Global Indices Record Myanmar’s Rapid Decline Under Junta Rule

By The Irrawaddy 18 May 2023

Min Aung Hlaing’s military regime announced two core goals when it seized power in a coup two years ago: National prosperity and food security.

“Keep moving forward to achieve our goal” has been the junta chief’s mantra ever since.

However, global indices measuring various aspects of development show Myanmar is actually moving backward at a rapid pace.

Asian danger zone 

According to the Global Peace Index, military-ruled Myanmar is among the most dangerous countries in Asia, ranking 9th behind Afghanistan followed by Yemen, Syria, Russia, Iraq, North Korea, Pakistan, and Iran.

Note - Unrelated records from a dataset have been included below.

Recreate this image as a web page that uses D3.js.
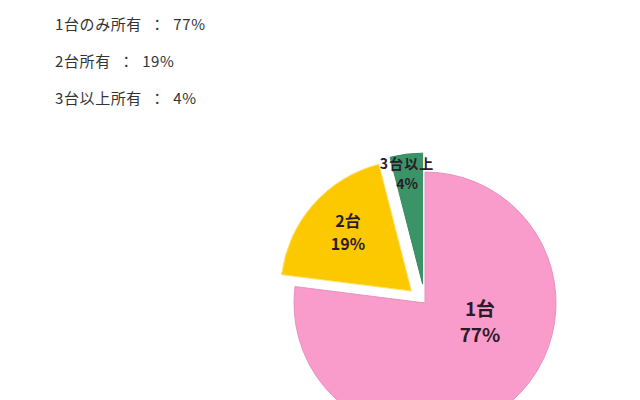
<!DOCTYPE html>
<html>
<head>
<meta charset="utf-8">
<script src="https://cdn.jsdelivr.net/npm/d3@7"></script>
<style>
  body { margin: 0; background: #fff; }
  svg { display: block; }
</style>
</head>
<body>
<div id="chart"></div>
<script>
const categories = ["1台", "2台", "3台以上"];
const values = [77, 19, 4];
const legendLabels = ["1台のみ所有", "2台所有", "3台以上所有"];
const colors = ["#f99ccb", "#fcc800", "#3a9467"];
const explode = [0, 18, 19];

const width = 640, height = 400;

const svg = d3.select("#chart")
  .append("svg")
  .attr("width", width)
  .attr("height", height);

// text summary at top left
svg.append("g")
  .selectAll("text")
  .data(legendLabels)
  .enter()
  .append("text")
  .attr("x", 55)
  .attr("y", (d, i) => 30 + i * 37)
  .style("font-family", "'Noto Sans CJK JP', sans-serif")
  .style("font-size", "15px")
  .style("letter-spacing", "0.6px")
  .style("fill", "#333")
  .attr("xml:space", "preserve")
  .text((d, i) => d + "  ：  " + values[i] + "%");

const radius = 131;
const cx = 425, cy = 303;

const g = svg.append("g").attr("transform", "translate(" + cx + "," + cy + ")");

const pie = d3.pie().sort(null).value((d) => d);
const arc = d3.arc().innerRadius(0).outerRadius(radius);

const arcs = g.selectAll(".arc")
  .data(pie(values))
  .enter()
  .append("g")
  .attr("class", "arc")
  .attr("transform", (d, i) => {
    const a = (d.startAngle + d.endAngle) / 2;
    return "translate(" + Math.sin(a) * explode[i] + "," + (-Math.cos(a) * explode[i]) + ")";
  });

arcs.append("path")
  .attr("d", arc)
  .attr("fill", (d, i) => colors[i])
  .attr("stroke", (d, i) => i === 1 ? "#fde27a" : d3.color(colors[i]).darker(0.2))
  .attr("stroke-width", 1);

// labels inside slices (two separate lines)
const labelPos = [
  { x: 55, y: 13, size: 19, gap: 26, ls: 0 },
  { x: -77, y: -76, size: 16, gap: 23, ls: 0 },
  { x: -18, y: -134, size: 14, gap: 20, ls: 1 }
];

arcs.each(function (d, i) {
  const p = labelPos[i];
  const ang = (d.startAngle + d.endAngle) / 2;
  const ox = Math.sin(ang) * explode[i], oy = -Math.cos(ang) * explode[i];
  const lines = [categories[i], d.data + "%"];
  d3.select(this).selectAll("text")
    .data(lines)
    .enter()
    .append("text")
    .attr("text-anchor", "middle")
    .attr("x", p.x - ox)
    .attr("y", (t, j) => p.y - oy + j * p.gap)
    .style("font-family", "'Noto Sans CJK JP', sans-serif")
    .style("font-weight", "bold")
    .style("font-size", p.size + "px")
    .style("letter-spacing", (t, j) => j === 0 ? p.ls + "px" : "0px")
    .style("fill", "#2b1b28")
    .text((t) => t);
});
</script>
</body>
</html>
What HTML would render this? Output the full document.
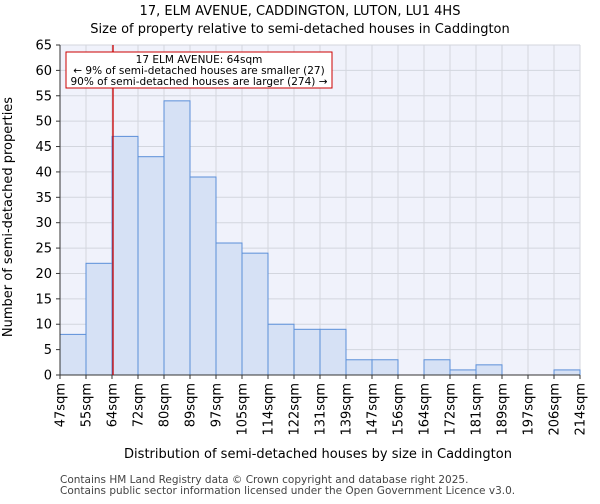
<!DOCTYPE html>
<html><head><style>
body{margin:0;background:#fff;font-family:"DejaVu Sans","Liberation Sans",sans-serif;}
</style></head><body>
<svg width="600" height="500" xmlns="http://www.w3.org/2000/svg" font-family="DejaVu Sans, Liberation Sans, sans-serif">
<text x="300" y="15" text-anchor="middle" font-size="13">17, ELM AVENUE, CADDINGTON, LUTON, LU1 4HS</text>
<text x="300" y="33" text-anchor="middle" font-size="13">Size of property relative to semi-detached houses in Caddington</text>
<rect x="60" y="45" width="520" height="330" fill="#f0f2fb"/>
<g id="grid"></g>
<g id="bars"></g>
<g id="axes"></g>
<line id="marker" stroke="#cc0000" stroke-width="1.3"/>
<rect x="66" y="52" width="266" height="36" fill="#fff" stroke="#cc0000" stroke-width="1"/>
<text x="199" y="63" text-anchor="middle" font-size="10.5">17 ELM AVENUE: 64sqm</text>
<text x="199" y="74" text-anchor="middle" font-size="10.5">← 9% of semi-detached houses are smaller (27)</text>
<text x="199" y="85" text-anchor="middle" font-size="10.5">90% of semi-detached houses are larger (274) →</text>
<text x="318" y="458" text-anchor="middle" font-size="13">Distribution of semi-detached houses by size in Caddington</text>
<text transform="translate(12,217) rotate(-90)" text-anchor="middle" font-size="13">Number of semi-detached properties</text>
<text x="60" y="483" font-size="10.5" fill="#444">Contains HM Land Registry data © Crown copyright and database right 2025.</text>
<text x="60" y="494" font-size="10.5" fill="#444">Contains public sector information licensed under the Open Government Licence v3.0.</text>
</svg>
<script>
const categories=["47sqm","55sqm","64sqm","72sqm","80sqm","89sqm","97sqm","105sqm","114sqm","122sqm","131sqm","139sqm","147sqm","156sqm","164sqm","172sqm","181sqm","189sqm","197sqm","206sqm","214sqm"];
const counts=[8,22,47,43,54,39,26,24,10,9,9,3,3,0,3,1,2,0,0,1];
const yTicks=[0,5,10,15,20,25,30,35,40,45,50,55,60,65];
const markerIndex=2;
const X0=60,X1=580,Y0=375,Y1=45,YMAX=65;
const bw=(X1-X0)/counts.length;
const xs=i=>X0+i*bw;
const ys=v=>Y0-(v/YMAX)*(Y0-Y1);
const NS="http://www.w3.org/2000/svg";
function mk(tag,attrs,parent){const e=document.createElementNS(NS,tag);for(const k in attrs)e.setAttribute(k,attrs[k]);document.getElementById(parent).appendChild(e);return e;}
yTicks.forEach(t=>{
 const g=mk("line",{x1:X0,x2:X1,y1:ys(t),y2:ys(t),stroke:"#d3d6de","stroke-width":1},"grid");
 
 
 const tk=mk("line",{x1:X0-4,x2:X0,y1:ys(t),y2:ys(t),stroke:"#333"},"axes");
 
 
 const lb=mk("text",{x:X0-8,y:ys(t)+4.5,"text-anchor":"end","font-size":13},"axes");
 lb.textContent=t;
 
 
});
categories.forEach((c,i)=>{
 const x=xs(i);
 const g=mk("line",{x1:x,x2:x,y1:Y1,y2:Y0,stroke:"#d3d6de","stroke-width":1},"grid");
 
 
 const tk=mk("line",{x1:x,x2:x,y1:Y0,y2:Y0+4,stroke:"#333"},"axes");
 
 
 const lb=mk("text",{transform:`translate(${x+4.5},${Y0+8}) rotate(-90)`,"text-anchor":"end","font-size":13},"axes");
 lb.textContent=c;
 
 
});
counts.forEach((v,i)=>{
 const r=mk("rect",{x:xs(i),y:ys(v),width:bw,height:Y0-ys(v),fill:"#d6e1f5",stroke:"#5b8fd8","stroke-width":1},"bars");
 
 
});
const ax=mk("line",{x1:X0,x2:X0,y1:Y1,y2:Y0,stroke:"#333"},"axes");


const bx=mk("line",{x1:X0,x2:X1,y1:Y0,y2:Y0,stroke:"#333"},"axes");


const m=document.getElementById("marker");
m.setAttribute("x1",xs(markerIndex)+1);m.setAttribute("x2",xs(markerIndex)+1);
m.setAttribute("y1",Y1);m.setAttribute("y2",Y0);
</script>
</body></html>
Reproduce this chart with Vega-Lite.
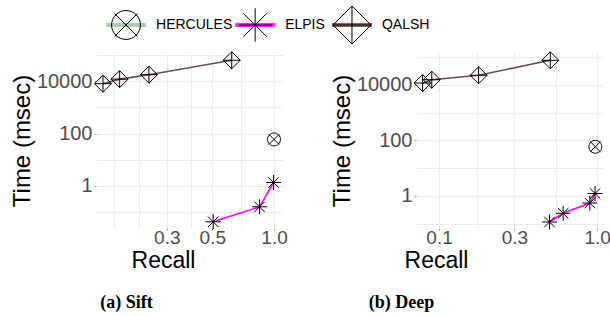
{
  "$schema": "https://vega.github.io/schema/vega-lite/v6.json",
  "background": "white",
  "padding": {"left": 10, "top": 4, "right": 0, "bottom": 0},
  "bounds": "flush",
  "spacing": 8,
  "data": {
    "values": [
      {"panel": "Sift", "method": "QALSH", "recall": 0.1466, "time": 8000},
      {"panel": "Sift", "method": "QALSH", "recall": 0.1767, "time": 12000},
      {"panel": "Sift", "method": "QALSH", "recall": 0.2455, "time": 17700},
      {"panel": "Sift", "method": "QALSH", "recall": 0.622, "time": 63000},
      {"panel": "Sift", "method": "ELPIS", "recall": 0.505, "time": 0.043},
      {"panel": "Sift", "method": "ELPIS", "recall": 0.85, "time": 0.16},
      {"panel": "Sift", "method": "ELPIS", "recall": 0.995, "time": 1.36},
      {"panel": "Sift", "method": "HERCULES", "recall": 1.0, "time": 60},
      {"panel": "Deep", "method": "QALSH", "recall": 0.0787, "time": 11600},
      {"panel": "Deep", "method": "QALSH", "recall": 0.09, "time": 15200},
      {"panel": "Deep", "method": "QALSH", "recall": 0.178, "time": 21900},
      {"panel": "Deep", "method": "QALSH", "recall": 0.506, "time": 76000},
      {"panel": "Deep", "method": "ELPIS", "recall": 0.5, "time": 0.116},
      {"panel": "Deep", "method": "ELPIS", "recall": 0.61, "time": 0.239},
      {"panel": "Deep", "method": "ELPIS", "recall": 0.9, "time": 0.56},
      {"panel": "Deep", "method": "ELPIS", "recall": 0.971, "time": 1.23},
      {"panel": "Deep", "method": "HERCULES", "recall": 0.975, "time": 59}
    ]
  },
  "vconcat": [
    {
      "width": 286,
      "height": 40,
      "data": {"values": [{"method": "HERCULES"}, {"method": "ELPIS"}, {"method": "QALSH"}]},
      "encoding": {
        "x": {
          "field": "method",
          "type": "nominal",
          "scale": {"type": "point", "domain": ["HERCULES", "s1", "s2", "s3", "ELPIS", "s4", "s5", "QALSH"], "padding": 0.93},
          "axis": null
        }
      },
      "layer": [
        {
          "mark": {"type": "tick", "orient": "horizontal", "size": 40, "thickness": 4, "opacity": 0.85},
          "encoding": {
            "color": {"field": "method", "type": "nominal", "scale": {"domain": ["HERCULES", "ELPIS", "QALSH"], "range": ["#a3c2a5", "#ff00ff", "#6b4a4a"]}, "legend": null}
          }
        },
        {
          "mark": {"type": "point", "filled": false, "stroke": "black", "strokeWidth": 1, "size": 1444, "opacity": 1},
          "encoding": {
            "shape": {"field": "method", "type": "nominal", "scale": {"domain": ["HERCULES", "ELPIS", "QALSH"], "range": ["M0.76,0A0.76,0.76,0,1,1,-0.76,0A0.76,0.76,0,1,1,0.76,0Z M-0.6,-0.6L0.6,0.6 M-0.6,0.6L0.6,-0.6", "M-0.88,0L0.88,0 M0,-0.88L0,0.88 M-0.62,-0.62L0.62,0.62 M-0.62,0.62L0.62,-0.62", "M0,-1L1,0L0,1L-1,0Z M-1,0L1,0 M0,-1L0,1"]}, "legend": null}
          }
        },
        {
          "mark": {"type": "text", "align": "left", "baseline": "middle", "dx": 30, "font": "Liberation Sans", "fontSize": 14, "color": "black"},
          "encoding": {"text": {"field": "method"}}
        }
      ]
    },
    {
      "bounds": "flush",
      "spacing": 133,
      "hconcat": [
        {
          "width": 187,
          "height": 175,
          "title": {"text": "(a) Sift", "orient": "bottom", "font": "Liberation Serif", "fontSize": 18, "fontWeight": "bold", "color": "black", "dx": -63, "offset": 22},
          "transform": [{"filter": "datum.panel == 'Sift'"}],
          "encoding": {
            "x": {
              "field": "recall", "type": "quantitative",
              "scale": {"type": "log", "domain": [0.1355, 1.106], "nice": false},
              "axis": {"title": "Recall", "titleX": 67, "values": [0.166, 0.22, 0.3, 0.394, 0.5, 0.69, 1.0], "labelExpr": "indexof([0.3, 0.5, 1], datum.value) >= 0 ? format(datum.value, '.1f') : ''", "tickOpacity": {"condition": {"test": "indexof([0.3, 0.5, 1], datum.value) >= 0", "value": 1}, "value": 0}}
            },
            "y": {
              "field": "time", "type": "quantitative",
              "scale": {"type": "log", "domain": [0.0249, 119000], "nice": false},
              "axis": {"title": "Time (msec)", "values": [0.1, 1, 10, 100, 1000, 10000, 100000], "labelExpr": "indexof([1, 100, 10000], datum.value) >= 0 ? format(datum.value, 'd') : ''", "tickOpacity": {"condition": {"test": "indexof([1, 100, 10000], datum.value) >= 0", "value": 1}, "value": 0}}
            }
          },
          "layer": [
            {
              "mark": {"type": "line", "strokeWidth": 1.6},
              "encoding": {"color": {"field": "method", "type": "nominal", "scale": {"domain": ["HERCULES", "ELPIS", "QALSH"], "range": ["#a3c2a5", "#ff00ff", "#6b4a4a"]}, "legend": null}}
            },
            {
              "mark": {"type": "point", "filled": false, "stroke": "black", "strokeWidth": 1, "size": 289, "opacity": 1},
              "encoding": {"shape": {"field": "method", "type": "nominal", "scale": {"domain": ["HERCULES", "ELPIS", "QALSH"], "range": ["M0.76,0A0.76,0.76,0,1,1,-0.76,0A0.76,0.76,0,1,1,0.76,0Z M-0.6,-0.6L0.6,0.6 M-0.6,0.6L0.6,-0.6", "M-0.88,0L0.88,0 M0,-0.88L0,0.88 M-0.62,-0.62L0.62,0.62 M-0.62,0.62L0.62,-0.62", "M0,-1L1,0L0,1L-1,0Z M-1,0L1,0 M0,-1L0,1"]}, "legend": null}}
            }
          ]
        },
        {
          "width": 187,
          "height": 175,
          "title": {"text": "(b) Deep", "orient": "bottom", "font": "Liberation Serif", "fontSize": 18, "fontWeight": "bold", "color": "black", "dx": -108, "offset": 22},
          "transform": [{"filter": "datum.panel == 'Deep'"}],
          "encoding": {
            "x": {
              "field": "recall", "type": "quantitative",
              "scale": {"type": "log", "domain": [0.0715, 1.09], "nice": false},
              "axis": {"title": "Recall", "titleX": 20, "values": [0.1, 0.173, 0.3, 0.548, 1.0], "labelExpr": "indexof([0.1, 0.3, 1], datum.value) >= 0 ? format(datum.value, '.1f') : ''", "tickOpacity": {"condition": {"test": "indexof([0.1, 0.3, 1], datum.value) >= 0", "value": 1}, "value": 0}}
            },
            "y": {
              "field": "time", "type": "quantitative",
              "scale": {"type": "log", "domain": [0.0706, 139000], "nice": false},
              "axis": {"title": "Time (msec)", "values": [0.1, 1, 10, 100, 1000, 10000, 100000], "labelExpr": "indexof([1, 100, 10000], datum.value) >= 0 ? format(datum.value, 'd') : ''", "tickOpacity": {"condition": {"test": "indexof([1, 100, 10000], datum.value) >= 0", "value": 1}, "value": 0}}
            }
          },
          "layer": [
            {
              "mark": {"type": "line", "strokeWidth": 1.6},
              "encoding": {"color": {"field": "method", "type": "nominal", "scale": {"domain": ["HERCULES", "ELPIS", "QALSH"], "range": ["#a3c2a5", "#ff00ff", "#6b4a4a"]}, "legend": null}}
            },
            {
              "mark": {"type": "point", "filled": false, "stroke": "black", "strokeWidth": 1, "size": 289, "opacity": 1},
              "encoding": {"shape": {"field": "method", "type": "nominal", "scale": {"domain": ["HERCULES", "ELPIS", "QALSH"], "range": ["M0.76,0A0.76,0.76,0,1,1,-0.76,0A0.76,0.76,0,1,1,0.76,0Z M-0.6,-0.6L0.6,0.6 M-0.6,0.6L0.6,-0.6", "M-0.88,0L0.88,0 M0,-0.88L0,0.88 M-0.62,-0.62L0.62,0.62 M-0.62,0.62L0.62,-0.62", "M0,-1L1,0L0,1L-1,0Z M-1,0L1,0 M0,-1L0,1"]}, "legend": null}}
            }
          ]
        }
      ]
    }
  ],
  "config": {
    "view": {"stroke": null},
    "axis": {
      "domain": false,
      "grid": true,
      "gridColor": "#EBEBEB",
      "gridWidth": 1,
      "tickSize": 2,
      "tickColor": "#9a9a9a",
      "labelColor": "#4D4D4D",
      "labelFont": "Liberation Sans",
      "titleFont": "Liberation Sans",
      "titleFontWeight": "normal",
      "titleColor": "black"
    },
    "axisX": {"labelFontSize": 19, "labelPadding": -2, "titleFontSize": 23, "titlePadding": 2},
    "axisY": {"labelFontSize": 20, "labelPadding": 2, "titleFontSize": 24, "titlePadding": 2}
  }
}
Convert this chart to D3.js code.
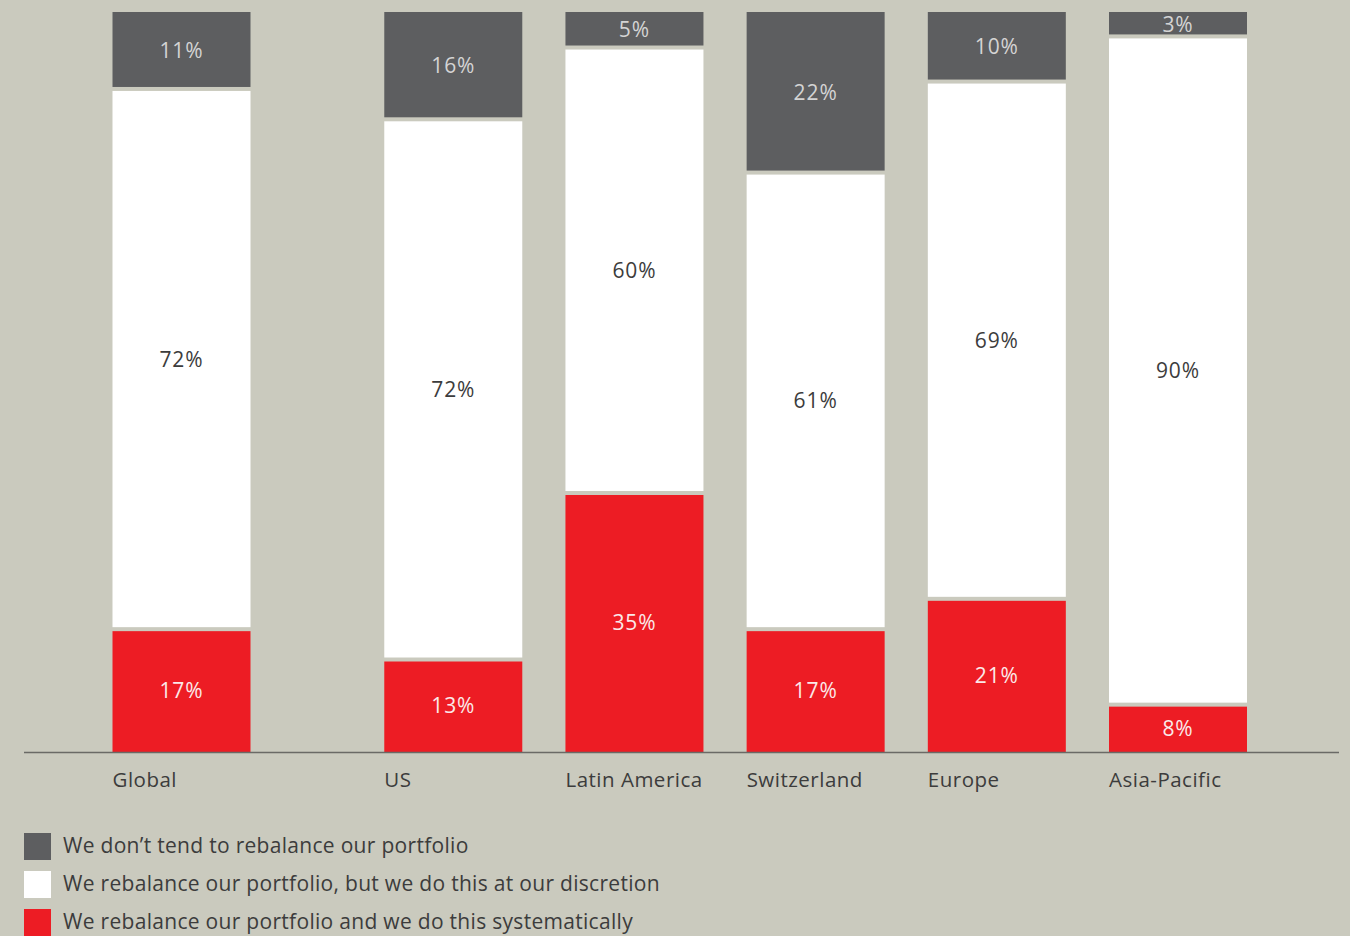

Myanmar is undisputedly the most dangerous country in Southeast Asia, being the only regional power in the “dangerous” category.

Western countries including the US and Britain have warned their citizens against traveling to Myanmar. Even the regime itself has warned its officials and military personnel to exercise caution while traveling within the country as it struggles to contain a nationwide resistance movement.

Meanwhile, Myanmar citizens live in fear of arbitrary arrest and killings by regime forces. Tourism website Travelling Lifestyle warns that Myanmar is among the most dangerous countries in Asia, citing the Global Peace Index.

The country was ranked 12th on the index under the now-ousted National League for Democracy (NLD) government.

World’s top 10 food-insecure countries

Agriculture is the mainstay of Myanmar’s economy. So it seems absurd to report that many people are now going hungry in the country. But this is true, all thanks to the military junta.

The UN Food and Agriculture Organization (FAO) warned early this month that Myanmar faces a worsening food crisis. Myanmar now ranks sixth on the organization’s list of countries facing severe food insecurity, after DR Congo, Ethiopia, Afghanistan, Nigeria, and Yemen.

FAO says conflicts, economic chaos, and natural disasters triggered by climate change are primary drivers of acute food insecurity. Unfortunately, Myanmar is experiencing all three. The regime is also contributing by torching farms along with grain stored for cultivation in the country’s agricultural heartland of central Myanmar.

Families across the country are facing hardships as a result of armed conflicts, high fuel and food prices, and unemployment, among other factors.

Prices of basic foodstuffs and necessities have almost tripled over the past two years. This has forced residents even in towns that are relatively stable to reduce their consumption, with some surviving on one meal a day. In the largely rural conflict zones, meanwhile, huge numbers of villagers displaced by junta raids survive on food donated by other civilians.

Near-bottom of Press Freedom Index

Junta suppression of media saw Myanmar ranked 173 out of 180 countries in the 2023 World Press Freedom Index compiled by France-based Reporters Without Borders.

Myanmar is now the second-biggest jailer of journalists after China but by far the biggest in terms of population size.

By comparison, Myanmar was ranked 139th under the NLD government.

Religious freedom a cause for concern 

The US Commission on International Religious Freedom (USCIRF) has listed Myanmar as a country of particular concern, in a list that also includes China, Cuba, Iran, North Korea, and Syria.

Regime troops’ campaign of arson against villages in central Myanmar has not spared Buddhist monasteries, despite Min Aung Hlaing’s duplicitous attempts to promote himself as protector of Buddhism and his junta as legitimately representing the country’s Buddhist majority.

Junta soldiers could not have torched the dozens if not hundreds of Buddhist monasteries and churches in Chin and Kayah states as well as Magwe and Sagaing regions without approval from their chain of command headed by Min Aung Hlaing.

On Monday, US Secretary of State Antony Blinken marked the release of the 2022 Report on International Religious Freedom by criticizing the regime’s repression of religious minorities in Myanmar and declaring Washington will support brave advocates for religious freedom.

The US religious freedom commission listed Myanmar as a country of particular concern in 2020 under the NLD government, citing the military’s crackdown on Muslim Rohingya.

One of the most corrupt countries 

Myanmar ranked 157th out of 180 countries on the 2022 Corruption Perceptions Index (CPI) compiled by Transparency International, challenging North Korea as among the worst countries in Asia-Pacific.

In the 2020 CPI report, Myanmar under the NLD government had risen 13 points since 2012.